Copy all of the material exactly. Pictures are not to appear in the copy.
+++ Material
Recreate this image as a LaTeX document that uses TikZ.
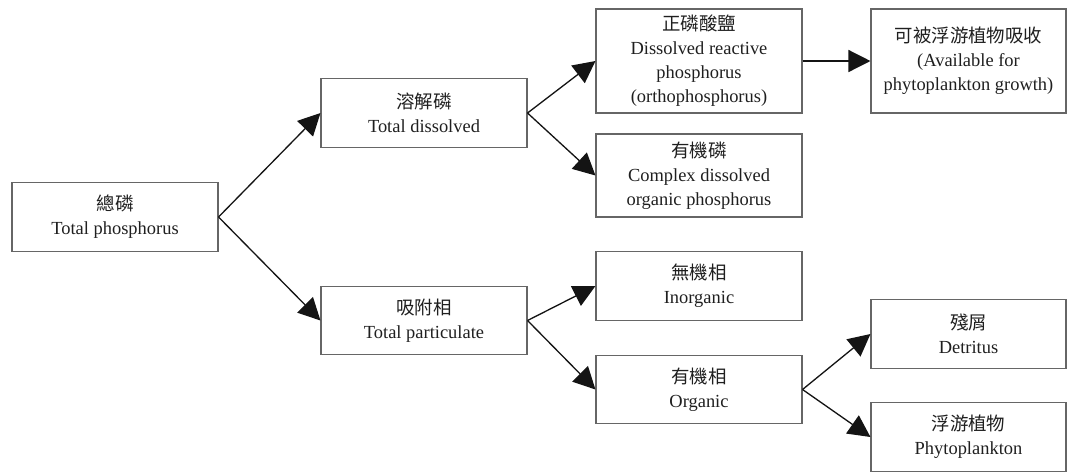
\documentclass[tikz,border=0pt]{standalone}
\usepackage{fontspec}
\setmainfont{Liberation Serif}
\newfontfamily\cjk{Noto Sans CJK TC}
\usetikzlibrary{arrows.meta}

\begin{document}
\begin{tikzpicture}[scale=0.2]
\tikzstyle{every node}+=[inner sep=0pt, font=\fontsize{10.5}{13.7}\selectfont, text=black!88]
\tikzstyle{box}=[draw=black!60, line width=0.6pt, align=center, minimum width=4.12cm, minimum height=1.37cm]
\tikzstyle{link}=[draw=black!92, line width=0.75pt, -{Triangle[length=0.44cm,width=0.44cm]}]
\useasboundingbox (0,0) rectangle (106.7,-47.2);
% first column
\node [box] (tp) at (11.5,-21.7) {{\cjk 總磷}\\Total phosphorus};
% second column
\node [box] (td) at (42.4,-11.3) {{\cjk 溶解磷}\\Total dissolved};
\node [box] (tpart) at (42.4,-32.05) {{\cjk 吸附相}\\Total particulate};
% third column
\node [box, minimum height=2.08cm] (ortho) at (69.9,-6.1) {{\cjk 正磷酸鹽}\\Dissolved reactive\\phosphorus\\(orthophosphorus)};
\node [box, minimum height=1.66cm] (cdop) at (69.9,-17.55) {{\cjk 有機磷}\\Complex dissolved\\organic phosphorus};
\node [box] (inorg) at (69.9,-28.6) {{\cjk 無機相}\\Inorganic};
\node [box] (org) at (69.9,-38.95) {{\cjk 有機相}\\Organic};
% fourth column
\node [box, minimum width=3.9cm, minimum height=2.08cm] (avail) at (96.85,-6.1) {{\cjk 可被浮游植物吸收}\\(Available for\\phytoplankton growth)};
\node [box, minimum width=3.9cm] (detr) at (96.85,-33.4) {{\cjk 殘屑}\\Detritus};
\node [box, minimum width=3.9cm] (phyto) at (96.85,-43.7) {{\cjk 浮游植物}\\Phytoplankton};
% arrows
\draw [link] (tp.east) -- (td.west);
\draw [link] (tp.east) -- (tpart.west);
\draw [link] (td.east) -- (ortho.west);
\draw [link] (td.east) -- (cdop.west);
\draw [link] (ortho.east) -- (avail.west);
\draw [link] (tpart.east) -- (inorg.west);
\draw [link] (tpart.east) -- (org.west);
\draw [link] (org.east) -- (detr.west);
\draw [link] (org.east) -- (phyto.west);
\end{tikzpicture}
\end{document}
++++++
● **Result of the task**:
Recreate this image as a LaTeX document that uses TikZ.
\documentclass[tikz,border=0pt]{standalone}
\usepackage{fontspec}
\setmainfont{Liberation Serif}
\newfontfamily\cjk{Noto Sans CJK TC}
\usetikzlibrary{arrows.meta}

\begin{document}
\begin{tikzpicture}[scale=0.2]
\tikzstyle{every node}+=[inner sep=0pt, font=\fontsize{10.5}{13.7}\selectfont, text=black!88]
\tikzstyle{box}=[draw=black!60, line width=0.6pt, align=center, minimum width=4.12cm, minimum height=1.37cm]
\tikzstyle{link}=[draw=black!92, line width=0.75pt, -{Triangle[length=0.44cm,width=0.44cm]}]
\useasboundingbox (0,0) rectangle (106.7,-47.2);
% first column
\node [box] (tp) at (11.5,-21.7) {{\cjk 總磷}\\Total phosphorus};
% second column
\node [box] (td) at (42.4,-11.3) {{\cjk 溶解磷}\\Total dissolved};
\node [box] (tpart) at (42.4,-32.05) {{\cjk 吸附相}\\Total particulate};
% third column
\node [box, minimum height=2.08cm] (ortho) at (69.9,-6.1) {{\cjk 正磷酸鹽}\\Dissolved reactive\\phosphorus\\(orthophosphorus)};
\node [box, minimum height=1.66cm] (cdop) at (69.9,-17.55) {{\cjk 有機磷}\\Complex dissolved\\organic phosphorus};
\node [box] (inorg) at (69.9,-28.6) {{\cjk 無機相}\\Inorganic};
\node [box] (org) at (69.9,-38.95) {{\cjk 有機相}\\Organic};
% fourth column
\node [box, minimum width=3.9cm, minimum height=2.08cm] (avail) at (96.85,-6.1) {{\cjk 可被浮游植物吸收}\\(Available for\\phytoplankton growth)};
\node [box, minimum width=3.9cm] (detr) at (96.85,-33.4) {{\cjk 殘屑}\\Detritus};
\node [box, minimum width=3.9cm] (phyto) at (96.85,-43.7) {{\cjk 浮游植物}\\Phytoplankton};
% arrows
\draw [link] (tp.east) -- (td.west);
\draw [link] (tp.east) -- (tpart.west);
\draw [link] (td.east) -- (ortho.west);
\draw [link] (td.east) -- (cdop.west);
\draw [link] (ortho.east) -- (avail.west);
\draw [link] (tpart.east) -- (inorg.west);
\draw [link] (tpart.east) -- (org.west);
\draw [link] (org.east) -- (detr.west);
\draw [link] (org.east) -- (phyto.west);
\end{tikzpicture}
\end{document}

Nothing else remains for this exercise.